Harlem Hops brings all these offerings right to its own neighborhood of Harlem in upper Manhattan.
Becoming a Beacon of the Harlem Community
More than just a place to enjoy diverse and unique brews, Harlem Hops focuses on community engagement, a critical component for all the co-founders.
Regularly hosting events to highlight local artists and musicians and bringing people together to celebrate the neighborhood is always top of mind.
Community commitment also shines through the company’s non-profit organization—Harlem Hopes. By providing scholarships to students who live in Harlem and are starting their first year at an HBCU, the trio aims to help close the gap affecting students of color who want to attend college.

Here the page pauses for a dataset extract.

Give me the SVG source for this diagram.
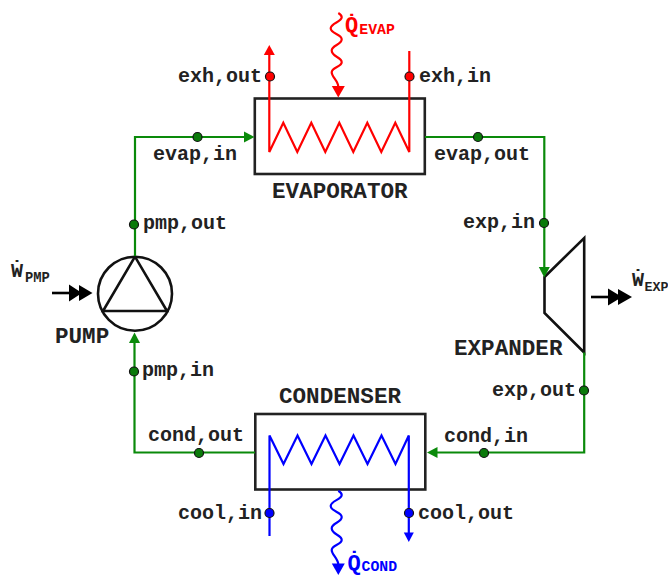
<svg xmlns="http://www.w3.org/2000/svg" width="668" height="575" viewBox="0 0 668 575">
<style>
text{font-family:"Liberation Mono","Courier New",monospace;font-weight:bold;font-size:20px;fill:#222}
.cap{font-size:22.6px}
.sym{font-size:22px}
.sub{font-size:14.8px}
.unit{fill:#fff;stroke:#222;stroke-width:2.6}
.shape{fill:none;stroke:#111;stroke-width:2.6;stroke-linejoin:miter}
.g{fill:none;stroke:#0a8a0a;stroke-width:2.2}
.r{fill:none;stroke:#f00;stroke-width:2.2}
.b{fill:none;stroke:#00f;stroke-width:2.2}
.w{fill:none;stroke:#000;stroke-width:2.6}
.dg{fill:#0a7a0a;stroke:#111;stroke-width:1.2}
.dr{fill:#f00;stroke:#111;stroke-width:1.2}
.db{fill:#00f;stroke:#111;stroke-width:1.2}
.red{fill:#f00}.blue{fill:#00f}
</style>
<g id="evaporator">
<rect class="unit" x="254.800" y="98.500" width="170" height="75.500"/>
<text class="cap" x="272" y="197.500">EVAPORATOR</text>
</g>
<g id="condenser">
<rect class="unit" x="255.300" y="414" width="170" height="75.500"/>
<text class="cap" x="279" y="403">CONDENSER</text>
</g>
<g id="pump">
<circle class="shape" cx="135" cy="293.700" r="37"/>
<path class="shape" d="M135 256.700L103 311H167Z"/>
<text class="cap" x="55" y="343">PUMP</text>
</g>
<g id="expander">
<path class="shape" d="M544.500 277L584.200 238V352.500L544.500 313Z"/>
<text class="cap" x="454" y="355">EXPANDER</text>
</g>
<g id="connectors">
<path class="g" d="M135 256V137H246"/><path d="M254.500 137L244 131.500V142.500Z" fill="#0a8a0a"/>
<path class="g" d="M425 137H544.300V268"/><path d="M544.300 277.500L538.800 267H549.800Z" fill="#0a8a0a"/>
<path class="g" d="M584.200 352.500V452.500H436"/><path d="M427 452.500L437.500 447V458Z" fill="#0a8a0a"/>
<path class="g" d="M255 452.500H134.500V342"/><path d="M134.500 332.500L129 343H140Z" fill="#0a8a0a"/>
<path class="r" d="M269.300 55V152L283.300 122.700L297.300 152L311.300 122.700L325.300 152L339.300 122.700L353.300 152L367.300 122.700L381.300 152L395.300 122.700L409.300 152V51"/>
<path d="M269.300 45L263.800 55H274.800Z" fill="#f00"/>
<path class="r" d="M338.300 13C340 14 341.700 15 341.700 17.300C341.700 22 330.700 23 330.700 28.300C330.700 34 341.700 34 341.700 39.300C341.700 45 331.700 45 331.700 50.600C331.700 57 341.700 57 341.700 62.300C341.700 67 331.700 67 331.700 72.300C331.700 77 338.300 81 338.300 87"/>
<path d="M338.300 97.500L331.800 86H344.800Z" fill="#f00"/>
<path class="b" d="M269.500 536V435.500L283.500 464L297.500 435.500L311.500 464L325.500 435.500L339.500 464L353.500 435.500L367.500 464L381.500 435.500L395.500 464L408.800 435.500V534"/>
<path d="M408.800 542L403.800 532.500H413.800Z" fill="#00f"/>
<path class="b" d="M338.300 490.700C340 491.700 341.700 492.700 341.700 495C341.700 499.700 330.700 500.700 330.700 506C330.700 511.700 341.700 511.700 341.700 517C341.700 522.700 331.700 522.700 331.700 528.300C331.700 534.700 341.700 534.700 341.700 540C341.700 544.700 331.700 544.700 331.700 550C331.700 554.700 338.300 558.700 338.300 564.700"/>
<path d="M338.300 575L331.800 563.500H344.800Z" fill="#00f"/>
<path class="w" d="M52 293H72"/><path d="M69 284.500L82 293L69 301.500ZM79 285L92.500 293L79 301Z" fill="#000"/>
<path class="w" d="M591 297H610"/><path d="M608 288.500L622 297L608 305.500ZM618 289L632 297L618 305Z" fill="#000"/>
</g>
<g id="points">
<circle class="dg" cx="197.500" cy="137" r="4.500"/><circle class="dg" cx="478" cy="137" r="4.500"/>
<circle class="dg" cx="544" cy="223" r="4.500"/><circle class="dg" cx="584" cy="390.500" r="4.500"/>
<circle class="dg" cx="484" cy="453" r="4.500"/><circle class="dg" cx="199" cy="453" r="4.500"/>
<circle class="dg" cx="134" cy="371.500" r="4.500"/><circle class="dg" cx="134" cy="224.500" r="4.500"/>
<circle class="dr" cx="270" cy="76.500" r="4.500"/><circle class="dr" cx="409.500" cy="76.500" r="4.500"/>
<circle class="db" cx="269.500" cy="513" r="4.500"/><circle class="db" cx="409" cy="513" r="4.500"/>
</g>
<g id="labels">
<text x="178" y="82">exh,out</text><text x="419" y="82">exh,in</text>
<text x="153" y="160">evap,in</text><text x="434" y="160">evap,out</text>
<text x="143" y="229">pmp,out</text><text x="463" y="228">exp,in</text>
<text x="142" y="376">pmp,in</text><text x="492" y="396">exp,out</text>
<text x="148" y="441">cond,out</text><text x="444" y="442">cond,in</text>
<text x="178" y="519">cool,in</text><text x="418" y="519">cool,out</text>
<text x="345" y="32" class="red sym">Q̇<tspan class="sub" x="359.300" y="33.500">EVAP</tspan></text>
<text x="347.500" y="569.500" class="blue sym">Q̇<tspan class="sub" x="361.500" y="571">COND</tspan></text>
<text x="11" y="277" class="sym" style="font-size:20px">Ẇ<tspan style="font-size:13.800px" x="25" y="281.500">PMP</tspan></text>
<text x="632" y="286" class="sym" style="font-size:20px">Ẇ<tspan style="font-size:13.300px" x="644.500" y="290.500">EXP</tspan></text>
</g>
</svg>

Similarly, for the taproom’s fifth anniversary, Harris, Lee Spratt, and Bradford hosted a block party for the neighborhood’s children.
What Is the Future of Harlem Hops?
In March 2023, Harlem Hops opened its second location at the Chelsea Piers. An outpost in the pier’s food hall area, the newest taproom is easy to stop into and grab a few drinks while enjoying the water views of the Hudson River.
With six rotating taps, bottles, and canned beers available, it’s an excellent alternative for those unable to make it to Harlem to experience the original location.
“One of the more striking differences is the make-up of the customer,” Bradford said. “Our uptown location is mostly supported by local Harlem and NYC residents, while at our Chelsea location, the customer base is mostly tourists.”
In the future, Lee Spratt, Harris, and Bradford hope to bring their concept beyond Harlem and New York City.
Recently, the trio hosted a successful pop-up on Martha’s Vineyard. And with Lee Spratt based in Atlanta, another city known for its vibrant African-American community, all three co-founders acknowledge anything is possible in the future.
In a city known for its diversity, Harlem Hops stands out for its creativity and sense of community. Combining a love of craft beers with a celebration of culture and underrepresented beverage makers, Harlem Hops could be the new pioneer of craft beer.